→ REQUIRED WORK:
Retype all the records with nothing changed.

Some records
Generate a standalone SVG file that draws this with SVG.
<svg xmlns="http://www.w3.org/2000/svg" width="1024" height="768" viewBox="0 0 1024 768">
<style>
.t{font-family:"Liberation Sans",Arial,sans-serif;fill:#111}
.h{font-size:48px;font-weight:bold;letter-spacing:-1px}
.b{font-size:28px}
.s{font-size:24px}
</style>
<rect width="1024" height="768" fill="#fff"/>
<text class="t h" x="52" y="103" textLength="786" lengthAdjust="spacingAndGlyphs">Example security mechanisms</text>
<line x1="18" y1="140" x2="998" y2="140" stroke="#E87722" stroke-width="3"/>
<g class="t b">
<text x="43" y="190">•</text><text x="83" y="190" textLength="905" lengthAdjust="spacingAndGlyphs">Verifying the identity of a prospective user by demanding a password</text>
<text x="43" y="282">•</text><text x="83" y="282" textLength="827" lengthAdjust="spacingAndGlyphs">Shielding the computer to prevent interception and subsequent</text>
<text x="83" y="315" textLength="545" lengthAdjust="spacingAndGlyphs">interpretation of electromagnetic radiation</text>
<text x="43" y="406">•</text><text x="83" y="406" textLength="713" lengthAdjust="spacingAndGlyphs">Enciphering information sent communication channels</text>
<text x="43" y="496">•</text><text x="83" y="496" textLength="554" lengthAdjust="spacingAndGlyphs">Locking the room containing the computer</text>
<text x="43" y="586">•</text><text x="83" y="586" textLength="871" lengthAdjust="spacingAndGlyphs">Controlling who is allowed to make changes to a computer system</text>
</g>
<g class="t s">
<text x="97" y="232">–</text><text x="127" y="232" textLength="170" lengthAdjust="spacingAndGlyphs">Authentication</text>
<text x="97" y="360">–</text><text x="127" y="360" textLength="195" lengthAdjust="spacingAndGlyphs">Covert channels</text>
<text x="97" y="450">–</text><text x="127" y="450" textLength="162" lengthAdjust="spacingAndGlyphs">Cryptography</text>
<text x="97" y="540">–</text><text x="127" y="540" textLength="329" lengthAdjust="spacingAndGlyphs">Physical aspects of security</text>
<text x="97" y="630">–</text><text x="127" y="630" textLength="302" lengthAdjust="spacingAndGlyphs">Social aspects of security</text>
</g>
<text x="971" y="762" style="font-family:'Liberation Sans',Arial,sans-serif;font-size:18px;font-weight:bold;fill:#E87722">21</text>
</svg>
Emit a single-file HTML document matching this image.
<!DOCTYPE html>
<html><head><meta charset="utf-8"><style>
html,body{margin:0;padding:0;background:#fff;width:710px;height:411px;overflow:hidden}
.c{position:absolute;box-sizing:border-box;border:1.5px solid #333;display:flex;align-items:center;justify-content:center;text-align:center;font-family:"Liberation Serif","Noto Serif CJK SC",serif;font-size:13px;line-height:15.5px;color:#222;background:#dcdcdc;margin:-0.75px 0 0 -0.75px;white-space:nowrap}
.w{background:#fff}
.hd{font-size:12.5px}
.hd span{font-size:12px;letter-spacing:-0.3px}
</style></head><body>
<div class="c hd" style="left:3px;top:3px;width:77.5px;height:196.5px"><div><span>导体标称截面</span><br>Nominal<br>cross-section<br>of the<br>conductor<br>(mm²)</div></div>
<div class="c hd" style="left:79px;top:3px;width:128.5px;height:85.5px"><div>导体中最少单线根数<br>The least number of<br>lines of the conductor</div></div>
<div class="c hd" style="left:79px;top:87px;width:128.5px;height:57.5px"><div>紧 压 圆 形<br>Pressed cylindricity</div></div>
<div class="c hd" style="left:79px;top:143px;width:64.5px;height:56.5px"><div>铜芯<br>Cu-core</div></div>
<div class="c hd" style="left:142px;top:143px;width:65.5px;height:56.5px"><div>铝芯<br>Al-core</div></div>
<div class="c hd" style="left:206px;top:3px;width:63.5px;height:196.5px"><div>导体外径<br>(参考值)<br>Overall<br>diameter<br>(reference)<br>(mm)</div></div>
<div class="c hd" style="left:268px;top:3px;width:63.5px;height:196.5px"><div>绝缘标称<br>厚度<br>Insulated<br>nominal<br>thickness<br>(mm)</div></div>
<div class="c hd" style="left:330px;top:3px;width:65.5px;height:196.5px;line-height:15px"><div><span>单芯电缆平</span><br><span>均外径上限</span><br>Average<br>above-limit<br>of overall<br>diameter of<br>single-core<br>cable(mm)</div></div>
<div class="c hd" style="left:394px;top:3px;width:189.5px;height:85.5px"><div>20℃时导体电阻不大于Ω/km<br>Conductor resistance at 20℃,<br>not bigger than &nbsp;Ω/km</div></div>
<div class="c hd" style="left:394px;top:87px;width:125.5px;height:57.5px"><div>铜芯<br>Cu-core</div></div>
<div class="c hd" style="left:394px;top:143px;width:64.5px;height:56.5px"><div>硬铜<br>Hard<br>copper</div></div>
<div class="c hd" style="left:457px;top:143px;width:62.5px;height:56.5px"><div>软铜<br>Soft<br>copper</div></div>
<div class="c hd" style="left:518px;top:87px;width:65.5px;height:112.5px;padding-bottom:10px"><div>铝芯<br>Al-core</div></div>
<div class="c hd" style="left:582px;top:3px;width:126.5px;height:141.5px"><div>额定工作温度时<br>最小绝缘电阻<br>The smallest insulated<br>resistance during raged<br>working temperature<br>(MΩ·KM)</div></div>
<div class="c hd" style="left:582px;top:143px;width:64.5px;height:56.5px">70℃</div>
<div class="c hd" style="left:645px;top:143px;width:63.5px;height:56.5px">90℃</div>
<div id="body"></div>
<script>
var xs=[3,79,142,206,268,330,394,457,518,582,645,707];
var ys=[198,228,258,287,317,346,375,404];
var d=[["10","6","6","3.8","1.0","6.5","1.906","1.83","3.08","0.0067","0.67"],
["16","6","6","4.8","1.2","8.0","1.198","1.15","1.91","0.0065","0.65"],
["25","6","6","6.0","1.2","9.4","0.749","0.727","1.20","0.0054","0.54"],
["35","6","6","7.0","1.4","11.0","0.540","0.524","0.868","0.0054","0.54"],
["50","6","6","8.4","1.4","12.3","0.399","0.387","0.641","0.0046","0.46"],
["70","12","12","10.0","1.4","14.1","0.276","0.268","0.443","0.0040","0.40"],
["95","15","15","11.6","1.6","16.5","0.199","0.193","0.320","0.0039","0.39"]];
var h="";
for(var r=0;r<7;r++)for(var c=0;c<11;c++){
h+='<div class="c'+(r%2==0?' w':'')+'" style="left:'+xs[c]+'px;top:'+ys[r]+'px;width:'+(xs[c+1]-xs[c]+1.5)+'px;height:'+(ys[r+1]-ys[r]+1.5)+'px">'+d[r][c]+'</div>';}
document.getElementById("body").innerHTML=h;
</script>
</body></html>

→ TASK ANSWER:
Generate a standalone SVG file that draws this with SVG.
<svg xmlns="http://www.w3.org/2000/svg" width="1024" height="768" viewBox="0 0 1024 768">
<style>
.t{font-family:"Liberation Sans",Arial,sans-serif;fill:#111}
.h{font-size:48px;font-weight:bold;letter-spacing:-1px}
.b{font-size:28px}
.s{font-size:24px}
</style>
<rect width="1024" height="768" fill="#fff"/>
<text class="t h" x="52" y="103" textLength="786" lengthAdjust="spacingAndGlyphs">Example security mechanisms</text>
<line x1="18" y1="140" x2="998" y2="140" stroke="#E87722" stroke-width="3"/>
<g class="t b">
<text x="43" y="190">•</text><text x="83" y="190" textLength="905" lengthAdjust="spacingAndGlyphs">Verifying the identity of a prospective user by demanding a password</text>
<text x="43" y="282">•</text><text x="83" y="282" textLength="827" lengthAdjust="spacingAndGlyphs">Shielding the computer to prevent interception and subsequent</text>
<text x="83" y="315" textLength="545" lengthAdjust="spacingAndGlyphs">interpretation of electromagnetic radiation</text>
<text x="43" y="406">•</text><text x="83" y="406" textLength="713" lengthAdjust="spacingAndGlyphs">Enciphering information sent communication channels</text>
<text x="43" y="496">•</text><text x="83" y="496" textLength="554" lengthAdjust="spacingAndGlyphs">Locking the room containing the computer</text>
<text x="43" y="586">•</text><text x="83" y="586" textLength="871" lengthAdjust="spacingAndGlyphs">Controlling who is allowed to make changes to a computer system</text>
</g>
<g class="t s">
<text x="97" y="232">–</text><text x="127" y="232" textLength="170" lengthAdjust="spacingAndGlyphs">Authentication</text>
<text x="97" y="360">–</text><text x="127" y="360" textLength="195" lengthAdjust="spacingAndGlyphs">Covert channels</text>
<text x="97" y="450">–</text><text x="127" y="450" textLength="162" lengthAdjust="spacingAndGlyphs">Cryptography</text>
<text x="97" y="540">–</text><text x="127" y="540" textLength="329" lengthAdjust="spacingAndGlyphs">Physical aspects of security</text>
<text x="97" y="630">–</text><text x="127" y="630" textLength="302" lengthAdjust="spacingAndGlyphs">Social aspects of security</text>
</g>
<text x="971" y="762" style="font-family:'Liberation Sans',Arial,sans-serif;font-size:18px;font-weight:bold;fill:#E87722">21</text>
</svg>
Emit a single-file HTML document matching this image.
<!DOCTYPE html>
<html><head><meta charset="utf-8"><style>
html,body{margin:0;padding:0;background:#fff;width:710px;height:411px;overflow:hidden}
.c{position:absolute;box-sizing:border-box;border:1.5px solid #333;display:flex;align-items:center;justify-content:center;text-align:center;font-family:"Liberation Serif","Noto Serif CJK SC",serif;font-size:13px;line-height:15.5px;color:#222;background:#dcdcdc;margin:-0.75px 0 0 -0.75px;white-space:nowrap}
.w{background:#fff}
.hd{font-size:12.5px}
.hd span{font-size:12px;letter-spacing:-0.3px}
</style></head><body>
<div class="c hd" style="left:3px;top:3px;width:77.5px;height:196.5px"><div><span>导体标称截面</span><br>Nominal<br>cross-section<br>of the<br>conductor<br>(mm²)</div></div>
<div class="c hd" style="left:79px;top:3px;width:128.5px;height:85.5px"><div>导体中最少单线根数<br>The least number of<br>lines of the conductor</div></div>
<div class="c hd" style="left:79px;top:87px;width:128.5px;height:57.5px"><div>紧 压 圆 形<br>Pressed cylindricity</div></div>
<div class="c hd" style="left:79px;top:143px;width:64.5px;height:56.5px"><div>铜芯<br>Cu-core</div></div>
<div class="c hd" style="left:142px;top:143px;width:65.5px;height:56.5px"><div>铝芯<br>Al-core</div></div>
<div class="c hd" style="left:206px;top:3px;width:63.5px;height:196.5px"><div>导体外径<br>(参考值)<br>Overall<br>diameter<br>(reference)<br>(mm)</div></div>
<div class="c hd" style="left:268px;top:3px;width:63.5px;height:196.5px"><div>绝缘标称<br>厚度<br>Insulated<br>nominal<br>thickness<br>(mm)</div></div>
<div class="c hd" style="left:330px;top:3px;width:65.5px;height:196.5px;line-height:15px"><div><span>单芯电缆平</span><br><span>均外径上限</span><br>Average<br>above-limit<br>of overall<br>diameter of<br>single-core<br>cable(mm)</div></div>
<div class="c hd" style="left:394px;top:3px;width:189.5px;height:85.5px"><div>20℃时导体电阻不大于Ω/km<br>Conductor resistance at 20℃,<br>not bigger than &nbsp;Ω/km</div></div>
<div class="c hd" style="left:394px;top:87px;width:125.5px;height:57.5px"><div>铜芯<br>Cu-core</div></div>
<div class="c hd" style="left:394px;top:143px;width:64.5px;height:56.5px"><div>硬铜<br>Hard<br>copper</div></div>
<div class="c hd" style="left:457px;top:143px;width:62.5px;height:56.5px"><div>软铜<br>Soft<br>copper</div></div>
<div class="c hd" style="left:518px;top:87px;width:65.5px;height:112.5px;padding-bottom:10px"><div>铝芯<br>Al-core</div></div>
<div class="c hd" style="left:582px;top:3px;width:126.5px;height:141.5px"><div>额定工作温度时<br>最小绝缘电阻<br>The smallest insulated<br>resistance during raged<br>working temperature<br>(MΩ·KM)</div></div>
<div class="c hd" style="left:582px;top:143px;width:64.5px;height:56.5px">70℃</div>
<div class="c hd" style="left:645px;top:143px;width:63.5px;height:56.5px">90℃</div>
<div id="body"></div>
<script>
var xs=[3,79,142,206,268,330,394,457,518,582,645,707];
var ys=[198,228,258,287,317,346,375,404];
var d=[["10","6","6","3.8","1.0","6.5","1.906","1.83","3.08","0.0067","0.67"],
["16","6","6","4.8","1.2","8.0","1.198","1.15","1.91","0.0065","0.65"],
["25","6","6","6.0","1.2","9.4","0.749","0.727","1.20","0.0054","0.54"],
["35","6","6","7.0","1.4","11.0","0.540","0.524","0.868","0.0054","0.54"],
["50","6","6","8.4","1.4","12.3","0.399","0.387","0.641","0.0046","0.46"],
["70","12","12","10.0","1.4","14.1","0.276","0.268","0.443","0.0040","0.40"],
["95","15","15","11.6","1.6","16.5","0.199","0.193","0.320","0.0039","0.39"]];
var h="";
for(var r=0;r<7;r++)for(var c=0;c<11;c++){
h+='<div class="c'+(r%2==0?' w':'')+'" style="left:'+xs[c]+'px;top:'+ys[r]+'px;width:'+(xs[c+1]-xs[c]+1.5)+'px;height:'+(ys[r+1]-ys[r]+1.5)+'px">'+d[r][c]+'</div>';}
document.getElementById("body").innerHTML=h;
</script>
</body></html>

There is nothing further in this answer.